• _Brief_:
Provide only the number of lines in the records below that include "this".
-------------------------
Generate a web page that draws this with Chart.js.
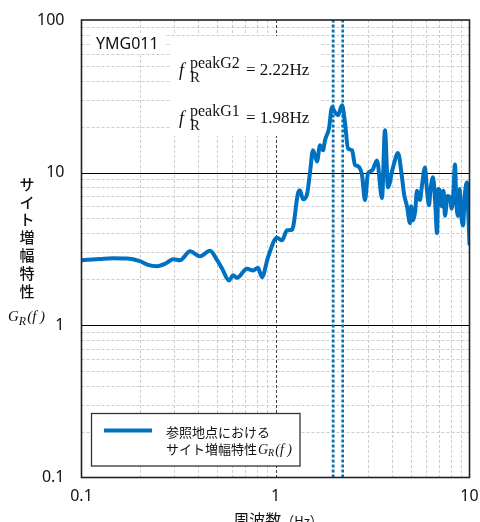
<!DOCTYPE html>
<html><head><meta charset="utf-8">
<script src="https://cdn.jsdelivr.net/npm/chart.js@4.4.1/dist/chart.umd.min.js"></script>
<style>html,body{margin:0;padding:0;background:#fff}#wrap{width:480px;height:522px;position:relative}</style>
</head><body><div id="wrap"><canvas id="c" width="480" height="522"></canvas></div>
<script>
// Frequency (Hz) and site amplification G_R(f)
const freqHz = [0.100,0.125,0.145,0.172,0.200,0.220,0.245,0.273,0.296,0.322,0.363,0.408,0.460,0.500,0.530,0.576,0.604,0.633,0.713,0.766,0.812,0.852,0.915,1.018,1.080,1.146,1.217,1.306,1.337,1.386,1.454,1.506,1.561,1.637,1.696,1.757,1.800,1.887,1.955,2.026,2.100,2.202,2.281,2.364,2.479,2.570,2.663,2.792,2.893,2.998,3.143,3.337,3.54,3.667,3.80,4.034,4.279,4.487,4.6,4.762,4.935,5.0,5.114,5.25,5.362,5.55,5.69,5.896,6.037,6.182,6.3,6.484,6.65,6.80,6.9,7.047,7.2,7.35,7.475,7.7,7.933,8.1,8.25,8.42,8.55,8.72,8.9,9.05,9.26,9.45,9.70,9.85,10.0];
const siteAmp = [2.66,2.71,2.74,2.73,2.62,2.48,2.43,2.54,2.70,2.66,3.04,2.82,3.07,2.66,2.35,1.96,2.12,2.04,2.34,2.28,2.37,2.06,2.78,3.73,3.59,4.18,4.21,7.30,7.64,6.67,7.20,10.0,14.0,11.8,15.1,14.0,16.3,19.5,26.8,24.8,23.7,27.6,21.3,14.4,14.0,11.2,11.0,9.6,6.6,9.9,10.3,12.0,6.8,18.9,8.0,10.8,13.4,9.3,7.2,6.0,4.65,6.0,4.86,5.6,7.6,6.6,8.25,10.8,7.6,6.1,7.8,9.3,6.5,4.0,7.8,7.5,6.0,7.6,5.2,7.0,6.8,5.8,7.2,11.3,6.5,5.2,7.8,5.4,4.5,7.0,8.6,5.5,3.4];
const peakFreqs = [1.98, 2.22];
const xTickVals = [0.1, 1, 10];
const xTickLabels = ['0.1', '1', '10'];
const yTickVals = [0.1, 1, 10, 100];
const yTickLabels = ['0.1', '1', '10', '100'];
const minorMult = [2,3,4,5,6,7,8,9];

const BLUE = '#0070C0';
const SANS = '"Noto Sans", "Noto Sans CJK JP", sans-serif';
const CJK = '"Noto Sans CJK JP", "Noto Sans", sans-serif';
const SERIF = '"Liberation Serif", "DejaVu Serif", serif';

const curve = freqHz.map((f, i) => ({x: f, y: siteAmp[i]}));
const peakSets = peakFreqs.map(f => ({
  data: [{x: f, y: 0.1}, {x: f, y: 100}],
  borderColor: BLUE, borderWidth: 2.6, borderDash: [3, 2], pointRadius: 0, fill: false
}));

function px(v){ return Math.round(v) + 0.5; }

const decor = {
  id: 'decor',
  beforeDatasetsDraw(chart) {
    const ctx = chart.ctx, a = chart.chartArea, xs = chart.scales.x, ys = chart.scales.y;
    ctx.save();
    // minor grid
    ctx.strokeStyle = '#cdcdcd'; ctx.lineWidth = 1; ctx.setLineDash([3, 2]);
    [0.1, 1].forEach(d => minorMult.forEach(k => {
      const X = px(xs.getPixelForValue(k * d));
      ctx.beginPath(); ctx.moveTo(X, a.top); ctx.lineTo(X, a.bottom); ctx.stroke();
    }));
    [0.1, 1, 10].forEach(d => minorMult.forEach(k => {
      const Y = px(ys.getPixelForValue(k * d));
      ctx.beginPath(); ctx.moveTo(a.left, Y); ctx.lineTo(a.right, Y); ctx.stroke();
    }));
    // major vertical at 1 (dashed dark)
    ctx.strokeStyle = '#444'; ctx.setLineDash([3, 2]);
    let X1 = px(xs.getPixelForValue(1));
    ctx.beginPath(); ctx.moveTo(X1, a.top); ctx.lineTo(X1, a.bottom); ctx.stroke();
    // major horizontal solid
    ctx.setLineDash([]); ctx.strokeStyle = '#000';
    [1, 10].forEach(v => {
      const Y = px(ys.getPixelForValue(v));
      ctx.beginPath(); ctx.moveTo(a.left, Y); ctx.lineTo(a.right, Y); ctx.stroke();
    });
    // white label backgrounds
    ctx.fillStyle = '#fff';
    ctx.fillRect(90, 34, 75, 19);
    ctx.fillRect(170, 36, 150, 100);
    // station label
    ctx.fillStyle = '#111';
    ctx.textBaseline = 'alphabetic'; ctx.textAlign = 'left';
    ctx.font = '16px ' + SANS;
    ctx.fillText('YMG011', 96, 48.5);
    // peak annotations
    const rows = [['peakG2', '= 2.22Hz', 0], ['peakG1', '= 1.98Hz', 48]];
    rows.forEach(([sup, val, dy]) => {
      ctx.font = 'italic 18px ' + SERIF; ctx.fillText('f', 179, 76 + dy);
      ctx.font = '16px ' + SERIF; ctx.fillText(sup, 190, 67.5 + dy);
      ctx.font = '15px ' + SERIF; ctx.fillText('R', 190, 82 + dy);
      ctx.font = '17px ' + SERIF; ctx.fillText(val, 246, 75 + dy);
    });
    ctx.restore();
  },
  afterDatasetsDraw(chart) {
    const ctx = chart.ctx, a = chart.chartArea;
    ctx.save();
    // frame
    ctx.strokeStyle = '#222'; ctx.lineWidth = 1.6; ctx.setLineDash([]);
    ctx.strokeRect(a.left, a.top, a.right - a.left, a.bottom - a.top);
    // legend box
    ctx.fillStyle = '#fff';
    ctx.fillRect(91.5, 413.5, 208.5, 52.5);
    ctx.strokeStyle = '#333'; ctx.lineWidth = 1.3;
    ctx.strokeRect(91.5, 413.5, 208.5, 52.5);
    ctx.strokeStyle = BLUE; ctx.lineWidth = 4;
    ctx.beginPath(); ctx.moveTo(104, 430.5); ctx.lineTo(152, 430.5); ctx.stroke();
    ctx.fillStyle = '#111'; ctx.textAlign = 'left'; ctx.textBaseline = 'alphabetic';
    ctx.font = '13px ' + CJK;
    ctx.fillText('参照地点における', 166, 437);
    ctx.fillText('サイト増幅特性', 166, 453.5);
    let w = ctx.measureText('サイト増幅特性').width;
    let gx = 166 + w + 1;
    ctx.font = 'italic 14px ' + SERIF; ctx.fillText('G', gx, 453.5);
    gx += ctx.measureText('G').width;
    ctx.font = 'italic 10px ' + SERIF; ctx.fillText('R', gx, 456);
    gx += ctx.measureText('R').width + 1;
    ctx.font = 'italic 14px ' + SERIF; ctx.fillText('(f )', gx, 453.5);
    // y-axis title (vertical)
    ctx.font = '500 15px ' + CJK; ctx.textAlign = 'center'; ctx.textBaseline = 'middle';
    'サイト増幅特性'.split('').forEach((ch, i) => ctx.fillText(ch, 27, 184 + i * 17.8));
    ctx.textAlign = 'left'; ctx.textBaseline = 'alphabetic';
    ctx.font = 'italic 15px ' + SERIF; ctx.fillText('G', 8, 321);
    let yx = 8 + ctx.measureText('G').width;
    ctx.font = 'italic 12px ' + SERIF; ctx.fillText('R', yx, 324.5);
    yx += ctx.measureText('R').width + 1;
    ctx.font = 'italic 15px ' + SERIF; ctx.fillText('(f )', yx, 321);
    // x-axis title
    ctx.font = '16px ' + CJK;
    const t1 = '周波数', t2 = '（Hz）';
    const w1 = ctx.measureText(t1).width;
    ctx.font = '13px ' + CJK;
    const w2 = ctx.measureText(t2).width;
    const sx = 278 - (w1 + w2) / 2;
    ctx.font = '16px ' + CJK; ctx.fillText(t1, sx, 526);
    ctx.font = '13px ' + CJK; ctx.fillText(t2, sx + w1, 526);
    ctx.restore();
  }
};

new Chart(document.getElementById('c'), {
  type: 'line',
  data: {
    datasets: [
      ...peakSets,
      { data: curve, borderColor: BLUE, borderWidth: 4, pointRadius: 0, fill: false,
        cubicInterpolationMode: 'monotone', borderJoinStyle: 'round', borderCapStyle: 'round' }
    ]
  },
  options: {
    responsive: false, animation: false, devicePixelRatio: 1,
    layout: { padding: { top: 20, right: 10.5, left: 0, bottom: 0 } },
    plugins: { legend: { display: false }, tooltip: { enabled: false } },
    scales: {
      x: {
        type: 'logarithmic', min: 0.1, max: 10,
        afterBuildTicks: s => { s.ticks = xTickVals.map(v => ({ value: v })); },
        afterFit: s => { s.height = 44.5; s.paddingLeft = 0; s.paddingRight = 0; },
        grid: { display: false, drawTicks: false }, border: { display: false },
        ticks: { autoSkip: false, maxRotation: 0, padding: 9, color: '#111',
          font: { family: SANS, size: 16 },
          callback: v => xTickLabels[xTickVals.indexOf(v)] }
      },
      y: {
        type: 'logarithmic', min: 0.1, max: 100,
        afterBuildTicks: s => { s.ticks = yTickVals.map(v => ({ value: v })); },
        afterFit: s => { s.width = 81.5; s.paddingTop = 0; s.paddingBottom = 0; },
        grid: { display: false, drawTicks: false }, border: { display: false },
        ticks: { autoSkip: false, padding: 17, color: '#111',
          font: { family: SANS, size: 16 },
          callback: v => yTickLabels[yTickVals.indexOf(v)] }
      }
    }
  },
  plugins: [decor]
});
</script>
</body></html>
-------------------------
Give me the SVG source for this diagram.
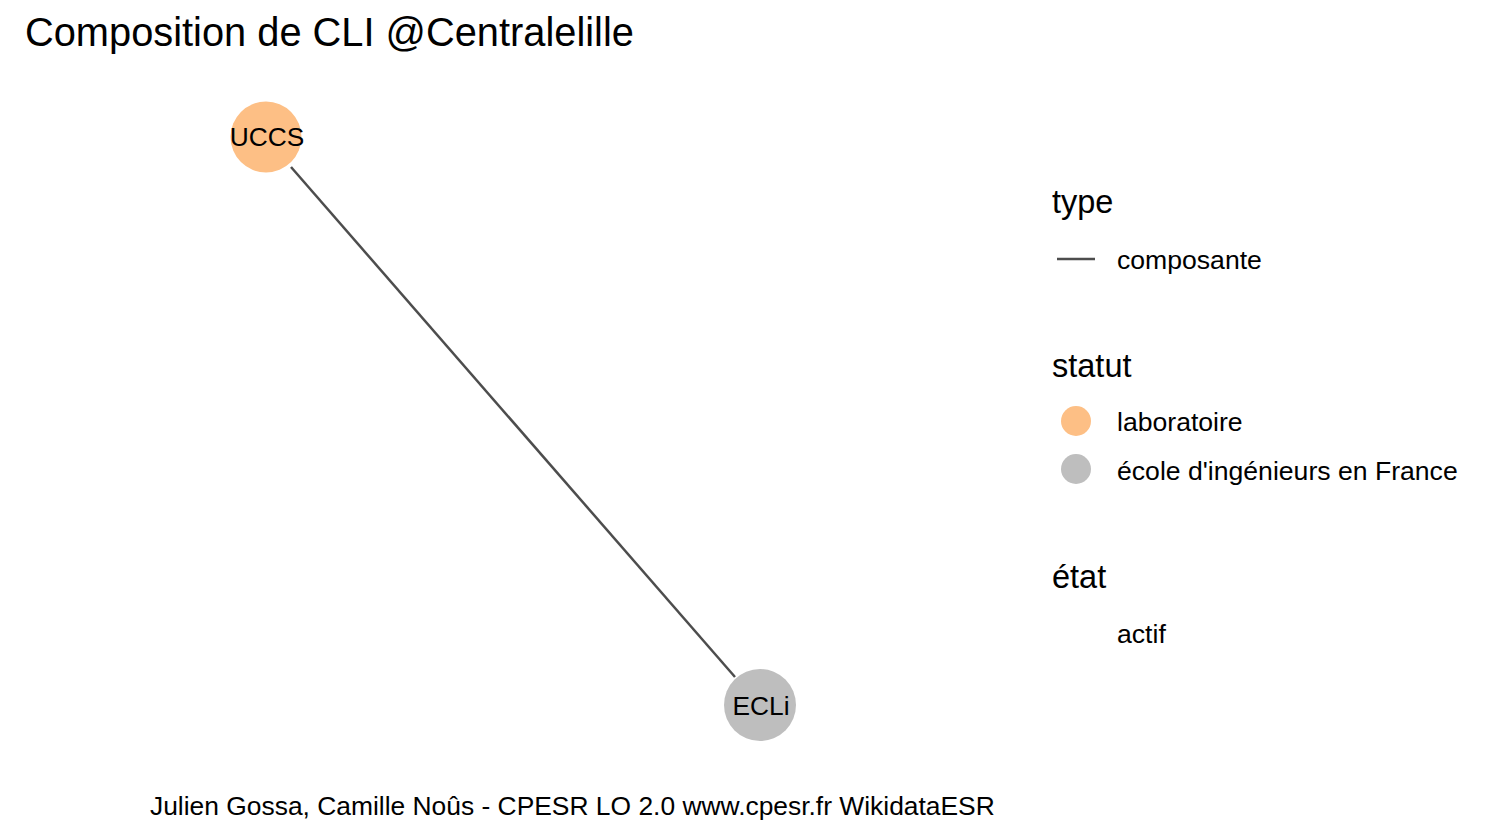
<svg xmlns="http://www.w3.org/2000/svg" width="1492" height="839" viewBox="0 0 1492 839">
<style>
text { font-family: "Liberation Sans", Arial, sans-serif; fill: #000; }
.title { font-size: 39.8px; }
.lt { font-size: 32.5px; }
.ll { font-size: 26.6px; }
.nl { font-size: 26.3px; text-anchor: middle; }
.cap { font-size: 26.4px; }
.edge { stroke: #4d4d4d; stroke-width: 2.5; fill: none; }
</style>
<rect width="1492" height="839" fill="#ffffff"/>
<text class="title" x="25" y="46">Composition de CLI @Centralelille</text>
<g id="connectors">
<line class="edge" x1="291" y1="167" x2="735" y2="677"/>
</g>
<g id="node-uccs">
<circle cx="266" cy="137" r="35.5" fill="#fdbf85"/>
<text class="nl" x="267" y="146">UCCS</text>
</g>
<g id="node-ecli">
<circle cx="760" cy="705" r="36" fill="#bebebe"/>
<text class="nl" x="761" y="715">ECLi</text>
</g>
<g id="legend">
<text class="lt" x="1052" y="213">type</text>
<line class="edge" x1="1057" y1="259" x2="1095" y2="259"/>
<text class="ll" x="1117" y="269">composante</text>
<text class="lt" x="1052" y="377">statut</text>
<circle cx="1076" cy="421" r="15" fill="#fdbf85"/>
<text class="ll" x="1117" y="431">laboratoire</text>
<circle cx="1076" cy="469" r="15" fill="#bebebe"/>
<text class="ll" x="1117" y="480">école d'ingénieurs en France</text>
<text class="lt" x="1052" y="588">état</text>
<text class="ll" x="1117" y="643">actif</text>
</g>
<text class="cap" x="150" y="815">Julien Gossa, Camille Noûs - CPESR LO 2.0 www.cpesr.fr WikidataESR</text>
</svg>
-------------------------
• _Task solution_:
2